"Nous n'avons pas beaucoup de temps, alors commençons", dit-il sans même attendre les questions des deux journalistes de l'AFP et du quotidien Les Echos. Si ce n'était sa tenue - jogging noir, sandales en plastique - on pourrait se croire à un conseil d'administration de Renault, Nissan ou Mitsubishi Motors, qu'il dirigeait avant son arrestation surprise le 19 novembre.
La salle, toute petite (6 m2 au maximum), est divisée en deux par une paroi transparente. D'un côté, Ghosn entouré d'un gardien prenant des notes sur un pupitre en bois et d'un second qui surveille l'heure, de l'autre, ses interlocuteurs. L'entretien se déroule en anglais pour que le gardien puisse comprendre. Ce parloir est situé au 10e étage de l'imposant établissement de Kosuge, dans le nord de la capitale, où l'ex-PDG de l'alliance automobile se trouve depuis plus de 70 jours.
Loin d'être sinistre, ce lieu ressemble davantage à un hôpital. Ici pas de barbelés, pas d'accès ultra-sécurisé: dans une grande salle d'attente d'une propreté impeccable, les visiteurs patientent sur des sièges en simili cuir, devant un grand écran de télévision diffusant émissions de cuisine ou débats du Parlement.
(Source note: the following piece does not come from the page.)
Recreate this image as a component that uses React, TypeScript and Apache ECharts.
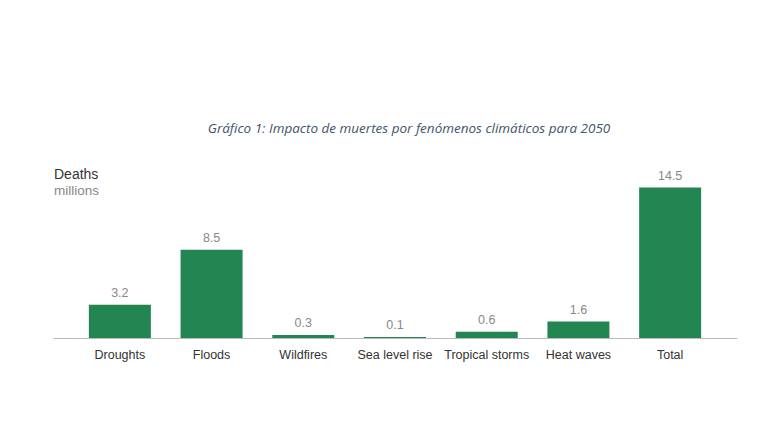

Lire aussi : Le syndrome de Ghosn
Les gardiens, à la politesse toute japonaise, ont le sourire, tout comme les vendeuses d'une mini-supérette qui permet aux visiteurs d'acheter des produits pour leurs proches emprisonnés. Sur ses étals, toutes sortes de magazines exclusivement en japonais (sport, people, mangas), des snacks et friandises, des couvertures pour détenus frileux...
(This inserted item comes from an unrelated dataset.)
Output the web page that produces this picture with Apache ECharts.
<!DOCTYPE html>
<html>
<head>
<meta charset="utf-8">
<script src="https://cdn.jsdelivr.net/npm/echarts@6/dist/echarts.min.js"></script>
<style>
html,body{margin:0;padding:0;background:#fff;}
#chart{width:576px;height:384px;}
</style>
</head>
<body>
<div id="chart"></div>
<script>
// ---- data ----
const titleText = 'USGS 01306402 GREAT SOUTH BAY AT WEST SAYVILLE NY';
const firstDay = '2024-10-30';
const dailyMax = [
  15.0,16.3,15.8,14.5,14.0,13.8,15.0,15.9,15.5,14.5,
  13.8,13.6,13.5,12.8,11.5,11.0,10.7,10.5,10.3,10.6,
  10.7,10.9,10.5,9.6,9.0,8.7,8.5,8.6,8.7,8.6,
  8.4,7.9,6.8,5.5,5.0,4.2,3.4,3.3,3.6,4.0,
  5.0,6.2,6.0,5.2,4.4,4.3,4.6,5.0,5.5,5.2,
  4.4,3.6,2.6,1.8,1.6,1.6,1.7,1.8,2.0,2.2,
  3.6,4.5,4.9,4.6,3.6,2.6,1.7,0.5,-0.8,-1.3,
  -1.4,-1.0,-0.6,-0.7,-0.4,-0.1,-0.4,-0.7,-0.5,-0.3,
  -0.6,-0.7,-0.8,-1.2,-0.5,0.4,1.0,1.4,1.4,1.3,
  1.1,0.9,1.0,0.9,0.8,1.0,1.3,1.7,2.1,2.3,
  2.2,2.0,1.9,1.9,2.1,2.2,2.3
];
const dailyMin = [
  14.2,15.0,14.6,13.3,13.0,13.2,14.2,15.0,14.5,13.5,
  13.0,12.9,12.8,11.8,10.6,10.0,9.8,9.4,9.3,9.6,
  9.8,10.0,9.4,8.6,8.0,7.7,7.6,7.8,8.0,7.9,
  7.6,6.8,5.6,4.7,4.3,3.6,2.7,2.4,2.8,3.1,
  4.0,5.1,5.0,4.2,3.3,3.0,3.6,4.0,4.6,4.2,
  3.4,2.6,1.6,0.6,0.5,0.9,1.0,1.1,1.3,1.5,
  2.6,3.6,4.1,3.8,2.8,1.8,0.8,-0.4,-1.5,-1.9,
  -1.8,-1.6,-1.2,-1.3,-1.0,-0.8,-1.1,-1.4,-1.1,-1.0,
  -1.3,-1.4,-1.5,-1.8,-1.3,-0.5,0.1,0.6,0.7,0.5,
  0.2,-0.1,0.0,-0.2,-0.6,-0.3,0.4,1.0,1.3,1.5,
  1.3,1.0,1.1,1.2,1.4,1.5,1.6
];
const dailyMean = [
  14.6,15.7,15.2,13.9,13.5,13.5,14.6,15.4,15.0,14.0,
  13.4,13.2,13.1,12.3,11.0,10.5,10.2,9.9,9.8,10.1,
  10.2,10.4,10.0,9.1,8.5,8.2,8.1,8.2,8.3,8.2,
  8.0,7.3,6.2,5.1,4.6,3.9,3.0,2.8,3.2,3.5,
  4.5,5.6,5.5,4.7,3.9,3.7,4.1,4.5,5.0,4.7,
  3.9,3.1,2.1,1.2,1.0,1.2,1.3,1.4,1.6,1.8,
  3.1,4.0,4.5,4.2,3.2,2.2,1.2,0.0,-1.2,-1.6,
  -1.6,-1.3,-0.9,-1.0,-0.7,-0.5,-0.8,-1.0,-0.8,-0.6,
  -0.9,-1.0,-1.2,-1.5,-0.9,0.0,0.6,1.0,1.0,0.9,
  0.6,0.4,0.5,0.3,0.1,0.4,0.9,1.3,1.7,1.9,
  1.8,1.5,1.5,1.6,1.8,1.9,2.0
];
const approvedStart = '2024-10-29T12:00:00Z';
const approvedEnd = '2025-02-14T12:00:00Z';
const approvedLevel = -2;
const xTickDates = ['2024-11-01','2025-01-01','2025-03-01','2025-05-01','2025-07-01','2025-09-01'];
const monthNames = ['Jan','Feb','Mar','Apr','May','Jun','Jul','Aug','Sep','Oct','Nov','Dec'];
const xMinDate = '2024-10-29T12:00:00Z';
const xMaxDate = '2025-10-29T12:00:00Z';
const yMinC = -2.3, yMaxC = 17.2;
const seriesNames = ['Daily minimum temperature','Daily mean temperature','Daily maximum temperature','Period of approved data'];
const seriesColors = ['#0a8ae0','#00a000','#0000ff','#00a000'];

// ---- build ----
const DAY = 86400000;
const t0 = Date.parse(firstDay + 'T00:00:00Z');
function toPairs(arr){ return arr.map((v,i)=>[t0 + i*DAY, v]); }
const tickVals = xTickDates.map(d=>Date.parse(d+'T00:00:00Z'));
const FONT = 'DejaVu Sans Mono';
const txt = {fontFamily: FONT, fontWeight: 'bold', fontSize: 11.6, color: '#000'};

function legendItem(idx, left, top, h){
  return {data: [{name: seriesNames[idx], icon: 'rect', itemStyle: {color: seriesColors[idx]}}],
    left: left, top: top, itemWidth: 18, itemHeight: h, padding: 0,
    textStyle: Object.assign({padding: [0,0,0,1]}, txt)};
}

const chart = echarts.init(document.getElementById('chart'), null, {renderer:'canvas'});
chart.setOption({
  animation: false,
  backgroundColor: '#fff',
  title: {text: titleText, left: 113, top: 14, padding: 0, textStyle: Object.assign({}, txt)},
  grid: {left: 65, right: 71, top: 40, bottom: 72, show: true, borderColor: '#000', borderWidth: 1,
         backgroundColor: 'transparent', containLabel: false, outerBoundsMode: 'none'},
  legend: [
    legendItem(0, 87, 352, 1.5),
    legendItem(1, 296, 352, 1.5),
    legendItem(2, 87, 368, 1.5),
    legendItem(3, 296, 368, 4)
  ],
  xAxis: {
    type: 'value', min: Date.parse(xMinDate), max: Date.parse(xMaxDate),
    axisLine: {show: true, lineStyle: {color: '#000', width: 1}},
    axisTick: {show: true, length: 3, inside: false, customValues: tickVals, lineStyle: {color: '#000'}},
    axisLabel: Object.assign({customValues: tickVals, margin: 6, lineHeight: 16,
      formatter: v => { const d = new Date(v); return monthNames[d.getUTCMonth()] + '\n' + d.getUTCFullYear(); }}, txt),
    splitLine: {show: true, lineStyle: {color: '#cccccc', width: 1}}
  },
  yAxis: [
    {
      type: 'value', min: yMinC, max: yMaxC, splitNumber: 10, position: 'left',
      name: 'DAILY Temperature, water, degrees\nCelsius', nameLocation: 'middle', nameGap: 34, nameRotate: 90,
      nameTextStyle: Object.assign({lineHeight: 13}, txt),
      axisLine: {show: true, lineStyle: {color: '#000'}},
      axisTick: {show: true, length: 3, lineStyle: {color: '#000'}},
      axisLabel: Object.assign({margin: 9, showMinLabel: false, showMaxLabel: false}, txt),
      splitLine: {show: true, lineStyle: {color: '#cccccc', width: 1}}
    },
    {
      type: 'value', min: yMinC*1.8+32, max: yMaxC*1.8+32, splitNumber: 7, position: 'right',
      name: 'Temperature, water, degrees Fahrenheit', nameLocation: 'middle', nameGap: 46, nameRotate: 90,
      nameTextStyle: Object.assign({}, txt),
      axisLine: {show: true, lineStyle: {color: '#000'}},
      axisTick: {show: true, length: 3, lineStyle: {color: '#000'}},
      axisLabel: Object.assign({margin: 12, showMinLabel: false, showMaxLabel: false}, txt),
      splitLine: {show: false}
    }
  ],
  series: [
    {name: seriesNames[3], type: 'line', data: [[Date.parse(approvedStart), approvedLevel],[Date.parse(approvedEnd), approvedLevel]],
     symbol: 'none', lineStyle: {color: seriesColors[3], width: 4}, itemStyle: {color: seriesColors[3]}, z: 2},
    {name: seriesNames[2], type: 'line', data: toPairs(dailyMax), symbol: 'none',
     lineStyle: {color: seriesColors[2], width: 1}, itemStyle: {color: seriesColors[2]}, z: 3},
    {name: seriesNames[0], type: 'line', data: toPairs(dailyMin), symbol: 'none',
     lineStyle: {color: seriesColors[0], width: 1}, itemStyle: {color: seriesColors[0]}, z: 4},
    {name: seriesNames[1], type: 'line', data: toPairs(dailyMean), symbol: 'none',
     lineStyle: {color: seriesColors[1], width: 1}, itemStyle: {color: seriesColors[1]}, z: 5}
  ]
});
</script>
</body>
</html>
Comme dans tout lieu public japonais qui se respecte, il y a des consignes à parapluies, une cabine téléphonique, un fumoir. Les visiteurs remplissent une fiche: "nom du détenu: Carlos Ghosn". Le numéro 117 nous est attribué.
Lire aussi : Portrait. Carlos Ghosn: la chute d'une star
Après un peu d'attente, on doit laisser ses affaires au vestiaire. On ne garde qu'un calepin et un stylo, on passe sous un portique. Puis on traverse seuls, sans aucune escorte, un très long couloir gris jusqu'à un ascenseur. Une fois arrivés au 10e étage, une rangée de portes surmontées d'un numéro.
Au guichet, le fonctionnaire indique la cabine où se trouve le détenu sans doute le plus célèbre de la planète.
L'entretien durera 15 minutes chrono. Le magnat de l'automobile, qui n'est pas si amaigri qu'on l'aurait cru, fustige d'une voix assurée "un complot", le refus de la justice de le libérer sous caution, parle de ses projets avortés pour l'alliance.
On tente d'interrompre son flot de paroles. Regard grave qui fixe droit, il avoue sa "fatigue" même s'il est "fort". Sa fatigue de ne pas pouvoir parler à sa famille, de ne pas pouvoir happer un souffle d'air frais plus de 30 minutes par jour, de ne pas pouvoir dormir dans le noir, une lumière tamisée étant constamment allumée. Déjà le temps imparti est écoulé. Une dernière question, mais Ghosn est gentiment renvoyé dans ses quartiers. "Vous reviendrez me voir bientôt!", lance-t-il.